Most ufologists I encounter online seem impatient or annoyed with the current disclosure talk; almost no one in the UFO community believes that the Government — some people in government, anyway — do not know what is going on regarding UFOs. The disclosure project at present is obviously a way to let normal well-educated (snooty) Americans (like me), who have at best treated the subject as fit only for sf lit, to adjust themselves to a greater and somewhat disturbing reality. Slowly.

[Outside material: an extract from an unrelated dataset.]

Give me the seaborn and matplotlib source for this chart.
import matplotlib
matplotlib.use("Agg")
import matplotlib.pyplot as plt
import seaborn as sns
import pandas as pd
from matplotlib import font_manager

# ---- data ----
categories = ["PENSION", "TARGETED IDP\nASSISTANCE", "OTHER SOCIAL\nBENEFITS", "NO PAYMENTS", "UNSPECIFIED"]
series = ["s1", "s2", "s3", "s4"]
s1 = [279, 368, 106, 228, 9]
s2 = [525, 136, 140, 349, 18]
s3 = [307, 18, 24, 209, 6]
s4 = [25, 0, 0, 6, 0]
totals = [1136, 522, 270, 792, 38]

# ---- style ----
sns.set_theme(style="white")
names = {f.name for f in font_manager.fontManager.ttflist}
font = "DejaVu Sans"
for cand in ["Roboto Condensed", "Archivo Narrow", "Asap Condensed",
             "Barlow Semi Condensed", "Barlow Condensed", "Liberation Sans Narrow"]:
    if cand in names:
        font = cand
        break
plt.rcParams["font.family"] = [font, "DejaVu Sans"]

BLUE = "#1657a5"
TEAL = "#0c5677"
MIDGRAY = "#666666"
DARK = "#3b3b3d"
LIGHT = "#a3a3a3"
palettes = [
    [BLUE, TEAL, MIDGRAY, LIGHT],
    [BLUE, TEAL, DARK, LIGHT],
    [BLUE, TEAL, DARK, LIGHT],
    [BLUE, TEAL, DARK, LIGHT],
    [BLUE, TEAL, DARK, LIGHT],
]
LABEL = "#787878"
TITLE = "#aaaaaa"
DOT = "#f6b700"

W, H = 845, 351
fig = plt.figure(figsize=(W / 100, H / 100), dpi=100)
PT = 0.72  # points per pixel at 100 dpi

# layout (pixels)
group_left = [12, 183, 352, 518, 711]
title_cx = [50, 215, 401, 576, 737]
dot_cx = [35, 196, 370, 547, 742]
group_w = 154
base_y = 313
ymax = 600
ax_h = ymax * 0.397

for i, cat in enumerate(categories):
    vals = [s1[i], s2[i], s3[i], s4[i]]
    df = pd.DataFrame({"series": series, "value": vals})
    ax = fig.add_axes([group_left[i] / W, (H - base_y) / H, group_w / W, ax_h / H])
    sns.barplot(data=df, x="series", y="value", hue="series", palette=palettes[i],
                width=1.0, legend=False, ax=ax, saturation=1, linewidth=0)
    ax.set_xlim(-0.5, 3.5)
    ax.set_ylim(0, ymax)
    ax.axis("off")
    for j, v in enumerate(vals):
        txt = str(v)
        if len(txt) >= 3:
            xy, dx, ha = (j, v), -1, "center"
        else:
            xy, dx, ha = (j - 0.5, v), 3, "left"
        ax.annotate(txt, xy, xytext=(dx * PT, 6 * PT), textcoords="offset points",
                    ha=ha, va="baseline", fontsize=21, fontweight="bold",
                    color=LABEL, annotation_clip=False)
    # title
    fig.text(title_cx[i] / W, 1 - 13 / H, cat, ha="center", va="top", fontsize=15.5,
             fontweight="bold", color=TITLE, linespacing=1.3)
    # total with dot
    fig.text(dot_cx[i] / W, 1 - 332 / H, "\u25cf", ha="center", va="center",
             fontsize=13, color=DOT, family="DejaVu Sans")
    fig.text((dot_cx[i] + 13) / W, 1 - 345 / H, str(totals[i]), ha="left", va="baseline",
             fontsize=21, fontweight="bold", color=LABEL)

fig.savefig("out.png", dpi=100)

And the project (run, for better or worse, by the To the Stars Academy folks) appears also to be a way to allow government bureaus and military personnel to get over their fears of shame and backlash, and thus allow the biggest disclosures to take place.
As for me, well, I am willing to be convinced of anything, provided there is some evidence, and provided alternative, less outré hypotheses cannot better explain all the data.
Even, yes, the Players at the Simulation story. . . .
And remember, neither my preferences or yours are irrelevant to the truth.
twv
* Lazar’s story keeps on checking out. A number of the unknown things Lazar spoke about, initially, to George Knapp, have eventually checked out. And, in the course of investigation, it was shown that the government had almost successfully erased Lazar’s educational and work record. Erased.
** I do have one other conjecture that makes surface sense, but it suffers for being on the other side of Occam’s razor.